An example of a slightly longer—but still engaging—lede comes from an article in the Hedgehog Review, Toward a Leisure Ethic:
When nineteenth-century Western colonists and researchers encountered supposedly "primitive" societies like the Samoans in southwest Polynesia, they marveled at how much free time the people seemed to have. "Time is plentiful in the South Seas, and cares are few," wrote the American ethnologist William Churchill. "Life has no engagement so important that the islander will not cancel it at once on the plea of sport."
Do you see what I mean?
In the opening lines, the writer dives into the topic of his essay and piques your interest with interesting facts about how different cultures view leisure. You know exactly where you are headed.
With Emma Gannon’s piece, the headline tells us where she is going with the essay, while the lede tells us from whence she came. We can immediately tell this will be a personal reckoning with social media.
A strong lede is authoritative and unapologetic.
Part of being direct and clear is speaking with authority.
People are reading your work because you are the expert. You have done the research, earned the degree, or lived the life, and now you are writing about it.
Own it.
In the opening of my essay about why I want to leave the United States, I could have watered it down so as to not offend anyone. I could have played small and offered "on the one hand, on the other hand," equivocations.
That would have been a mistake.
There is no way to be an interesting writer, thinker, or anything really and please everyone.
Or if you are sending an email to some bigwig to make a request, don’t apologize for bothering them or try to justify your request. Ask them directly for what you want or need from them. The worst they can do is say no or ignore you.
Women, in particular, can have a hard time stepping into their authority even when they have more credentials, experience, and knowledge than everyone around them.
A male magazine editor told me once that he would call women who were the foremost experts on an issue and ask them to submit an oped, and they would say they didn't feel they knew enough. Then he'd call a man without any particular expertise in the issue and they'd have the oped to him the next day. This is not to say all men know how to own their authority, but it can be more challenging for women.
Lay down a marker in your lede and you will establish yourself as a trusted authority to the reader.
Now, go write a great lede.
The excess of room we have for online writing can make us lazy and cause us to waste space with words that don't matter. The lede isn't the only part of your writing that should be stripped down to its bones—every sentence and paragraph should get this treatment—but it's the best first place to start.

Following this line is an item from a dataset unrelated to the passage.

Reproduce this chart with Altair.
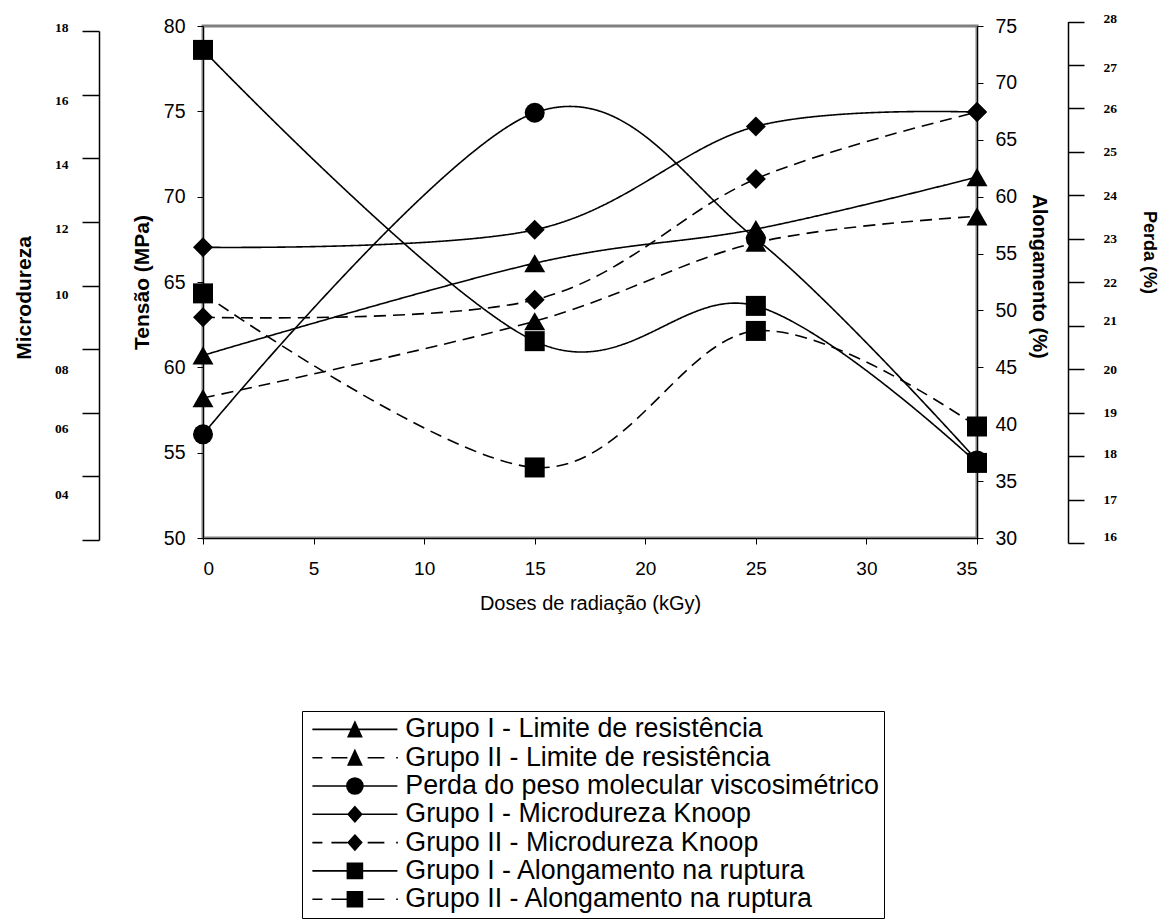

If you want to give it a try, take an old post, essay, or email that didn't get the response you hoped and rewrite the lede. Feel free to post the original and the rewritten lede in the comments, and I'll do my best to give you feedback.

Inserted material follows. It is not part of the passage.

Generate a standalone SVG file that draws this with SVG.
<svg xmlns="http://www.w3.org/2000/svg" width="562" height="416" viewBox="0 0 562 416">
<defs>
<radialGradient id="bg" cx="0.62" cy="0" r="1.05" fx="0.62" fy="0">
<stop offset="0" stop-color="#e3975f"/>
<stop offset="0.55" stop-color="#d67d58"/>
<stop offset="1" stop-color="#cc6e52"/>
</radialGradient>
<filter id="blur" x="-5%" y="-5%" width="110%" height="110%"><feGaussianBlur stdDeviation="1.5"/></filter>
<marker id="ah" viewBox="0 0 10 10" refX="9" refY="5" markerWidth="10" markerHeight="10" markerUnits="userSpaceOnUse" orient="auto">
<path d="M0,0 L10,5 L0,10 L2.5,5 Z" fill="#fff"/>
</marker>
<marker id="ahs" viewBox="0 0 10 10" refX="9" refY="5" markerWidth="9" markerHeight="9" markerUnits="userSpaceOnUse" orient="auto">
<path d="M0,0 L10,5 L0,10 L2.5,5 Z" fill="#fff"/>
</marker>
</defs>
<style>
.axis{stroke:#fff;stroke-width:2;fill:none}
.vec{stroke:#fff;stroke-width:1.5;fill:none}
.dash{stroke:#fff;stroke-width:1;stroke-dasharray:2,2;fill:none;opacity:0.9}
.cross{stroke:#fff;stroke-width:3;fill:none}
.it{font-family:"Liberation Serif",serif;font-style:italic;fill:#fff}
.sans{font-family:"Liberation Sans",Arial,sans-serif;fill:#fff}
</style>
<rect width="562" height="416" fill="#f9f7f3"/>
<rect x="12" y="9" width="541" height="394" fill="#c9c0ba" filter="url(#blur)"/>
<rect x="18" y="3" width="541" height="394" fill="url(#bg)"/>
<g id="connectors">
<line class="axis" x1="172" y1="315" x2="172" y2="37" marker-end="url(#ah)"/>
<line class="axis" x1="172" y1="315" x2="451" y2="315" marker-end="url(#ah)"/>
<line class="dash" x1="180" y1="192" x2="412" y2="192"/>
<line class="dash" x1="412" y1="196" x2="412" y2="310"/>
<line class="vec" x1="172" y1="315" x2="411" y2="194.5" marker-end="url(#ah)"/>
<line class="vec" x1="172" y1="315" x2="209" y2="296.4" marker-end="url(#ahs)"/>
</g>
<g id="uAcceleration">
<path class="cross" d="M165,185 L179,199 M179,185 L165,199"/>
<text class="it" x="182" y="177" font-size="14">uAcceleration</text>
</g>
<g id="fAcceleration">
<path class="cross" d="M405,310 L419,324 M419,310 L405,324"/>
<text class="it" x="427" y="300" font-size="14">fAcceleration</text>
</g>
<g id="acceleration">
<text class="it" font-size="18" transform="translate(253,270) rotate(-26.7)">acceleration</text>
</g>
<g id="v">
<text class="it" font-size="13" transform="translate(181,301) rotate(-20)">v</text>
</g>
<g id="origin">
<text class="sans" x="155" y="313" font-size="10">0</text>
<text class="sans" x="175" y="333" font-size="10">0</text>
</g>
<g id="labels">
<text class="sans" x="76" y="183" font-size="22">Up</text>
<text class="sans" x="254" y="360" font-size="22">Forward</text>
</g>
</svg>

Thank you! Thank you! Thank you! That's for emphasis and deep appreciation. Please write more about writing more.
When I saw “lede” instead of “lead,” I sorta squealed a bit with glee and couldn’t click on that link fast enough! Inkstained newsies are my community... I made a tshirt once that is the framework of every article; hed, dek, lede, graf, graf, graf, kicker. All you ever need for any story ever. If it’s too long to fit, keep honing until you get there. If the reader doesn’t have the 5Ws by the bottom of the first graf, rework that sucker.

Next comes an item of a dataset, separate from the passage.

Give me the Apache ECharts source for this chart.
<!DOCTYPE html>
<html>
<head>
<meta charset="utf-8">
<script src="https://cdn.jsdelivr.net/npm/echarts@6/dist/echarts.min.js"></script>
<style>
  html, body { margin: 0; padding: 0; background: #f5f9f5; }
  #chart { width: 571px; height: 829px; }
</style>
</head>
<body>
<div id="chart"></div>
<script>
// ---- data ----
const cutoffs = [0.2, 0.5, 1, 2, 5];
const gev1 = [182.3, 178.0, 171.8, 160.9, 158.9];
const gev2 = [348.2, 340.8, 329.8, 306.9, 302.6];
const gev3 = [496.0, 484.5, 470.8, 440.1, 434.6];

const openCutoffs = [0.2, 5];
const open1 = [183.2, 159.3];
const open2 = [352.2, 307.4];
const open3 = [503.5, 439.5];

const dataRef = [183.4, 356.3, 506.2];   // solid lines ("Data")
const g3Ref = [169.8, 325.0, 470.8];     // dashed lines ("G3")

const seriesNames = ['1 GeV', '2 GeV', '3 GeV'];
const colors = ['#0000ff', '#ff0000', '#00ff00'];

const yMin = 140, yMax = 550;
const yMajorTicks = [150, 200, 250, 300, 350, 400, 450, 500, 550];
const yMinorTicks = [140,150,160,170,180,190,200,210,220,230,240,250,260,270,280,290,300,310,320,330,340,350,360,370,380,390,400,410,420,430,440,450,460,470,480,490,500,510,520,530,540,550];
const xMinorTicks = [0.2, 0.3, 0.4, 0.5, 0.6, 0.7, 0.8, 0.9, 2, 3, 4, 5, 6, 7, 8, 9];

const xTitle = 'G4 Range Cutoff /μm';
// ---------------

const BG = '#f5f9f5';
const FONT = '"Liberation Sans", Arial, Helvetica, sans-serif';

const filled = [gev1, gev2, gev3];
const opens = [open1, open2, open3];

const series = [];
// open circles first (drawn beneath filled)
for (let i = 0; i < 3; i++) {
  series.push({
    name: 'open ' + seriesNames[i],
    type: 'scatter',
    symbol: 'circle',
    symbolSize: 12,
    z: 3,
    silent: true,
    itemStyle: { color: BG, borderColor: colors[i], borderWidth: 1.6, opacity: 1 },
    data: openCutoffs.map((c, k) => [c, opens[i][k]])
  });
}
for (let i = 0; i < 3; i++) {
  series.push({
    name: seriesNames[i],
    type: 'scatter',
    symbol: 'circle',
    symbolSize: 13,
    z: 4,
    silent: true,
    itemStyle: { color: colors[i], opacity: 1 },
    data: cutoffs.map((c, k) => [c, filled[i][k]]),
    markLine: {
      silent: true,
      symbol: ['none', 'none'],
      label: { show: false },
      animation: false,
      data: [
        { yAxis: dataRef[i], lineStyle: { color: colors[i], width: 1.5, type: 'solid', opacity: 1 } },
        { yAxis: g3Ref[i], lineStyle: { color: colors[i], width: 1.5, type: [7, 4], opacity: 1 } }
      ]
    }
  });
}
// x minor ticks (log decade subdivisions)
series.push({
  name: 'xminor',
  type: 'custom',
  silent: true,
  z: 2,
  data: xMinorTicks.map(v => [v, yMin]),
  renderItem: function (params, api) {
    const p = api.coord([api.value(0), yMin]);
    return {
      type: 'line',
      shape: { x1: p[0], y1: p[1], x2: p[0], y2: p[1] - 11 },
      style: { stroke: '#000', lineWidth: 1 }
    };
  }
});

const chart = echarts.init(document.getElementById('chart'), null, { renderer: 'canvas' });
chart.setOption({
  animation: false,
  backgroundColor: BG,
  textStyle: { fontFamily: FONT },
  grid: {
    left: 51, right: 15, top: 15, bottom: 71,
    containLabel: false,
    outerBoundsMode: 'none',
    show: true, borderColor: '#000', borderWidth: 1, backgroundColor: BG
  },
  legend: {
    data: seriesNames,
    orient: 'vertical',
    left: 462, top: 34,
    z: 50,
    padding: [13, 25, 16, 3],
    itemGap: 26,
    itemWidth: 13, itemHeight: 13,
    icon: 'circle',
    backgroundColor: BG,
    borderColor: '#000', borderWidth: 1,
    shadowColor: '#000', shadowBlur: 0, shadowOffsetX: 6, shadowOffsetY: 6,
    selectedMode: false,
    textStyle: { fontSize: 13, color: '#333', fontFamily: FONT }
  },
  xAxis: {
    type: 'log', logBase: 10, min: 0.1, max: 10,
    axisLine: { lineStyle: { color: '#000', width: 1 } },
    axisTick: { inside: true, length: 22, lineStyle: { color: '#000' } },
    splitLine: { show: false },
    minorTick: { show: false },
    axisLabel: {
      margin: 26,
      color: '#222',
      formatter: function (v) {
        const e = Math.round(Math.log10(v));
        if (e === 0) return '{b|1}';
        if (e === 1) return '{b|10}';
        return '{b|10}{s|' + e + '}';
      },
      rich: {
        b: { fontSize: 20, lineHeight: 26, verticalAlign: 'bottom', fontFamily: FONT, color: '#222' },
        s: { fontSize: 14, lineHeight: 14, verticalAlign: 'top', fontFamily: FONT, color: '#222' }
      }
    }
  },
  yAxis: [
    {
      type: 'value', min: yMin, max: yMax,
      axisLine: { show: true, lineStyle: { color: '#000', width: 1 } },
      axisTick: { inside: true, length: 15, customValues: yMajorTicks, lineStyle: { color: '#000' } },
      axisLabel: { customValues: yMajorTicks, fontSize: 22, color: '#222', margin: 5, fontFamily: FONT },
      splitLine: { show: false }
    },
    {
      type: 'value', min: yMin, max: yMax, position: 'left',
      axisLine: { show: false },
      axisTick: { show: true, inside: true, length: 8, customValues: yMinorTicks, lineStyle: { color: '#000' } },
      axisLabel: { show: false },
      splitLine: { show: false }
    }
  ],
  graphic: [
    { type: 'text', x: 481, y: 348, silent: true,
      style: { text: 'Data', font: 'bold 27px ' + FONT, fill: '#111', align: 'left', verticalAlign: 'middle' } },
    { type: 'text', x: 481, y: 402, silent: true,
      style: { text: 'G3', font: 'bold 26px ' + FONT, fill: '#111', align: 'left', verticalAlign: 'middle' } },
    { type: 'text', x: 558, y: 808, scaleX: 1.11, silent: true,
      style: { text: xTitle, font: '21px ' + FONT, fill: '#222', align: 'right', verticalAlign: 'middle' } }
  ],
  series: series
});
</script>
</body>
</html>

I have a friend who writes historical literary essays ... she’s very good, but she always writes her lede in the second paragraph. She doesn’t do it intentionally, but she knows when she asks me to edit something, I’m gonna tell her to whack away the entire first graf, that her lede is her second graf. But she needs to write that first graf to get to her second/lede ... but then *really* doesn’t want to let her words go... (I use the metaphor of a muffin top... you can’t just bake muffin tops without making a whole muffin. It needs the stump, even when you discard it. That’s why making just the tops failed! She hates that metaphor because she knows I’m right... 😀)
Good ledes probably have a lot of discarded muffin stumps along the wayside.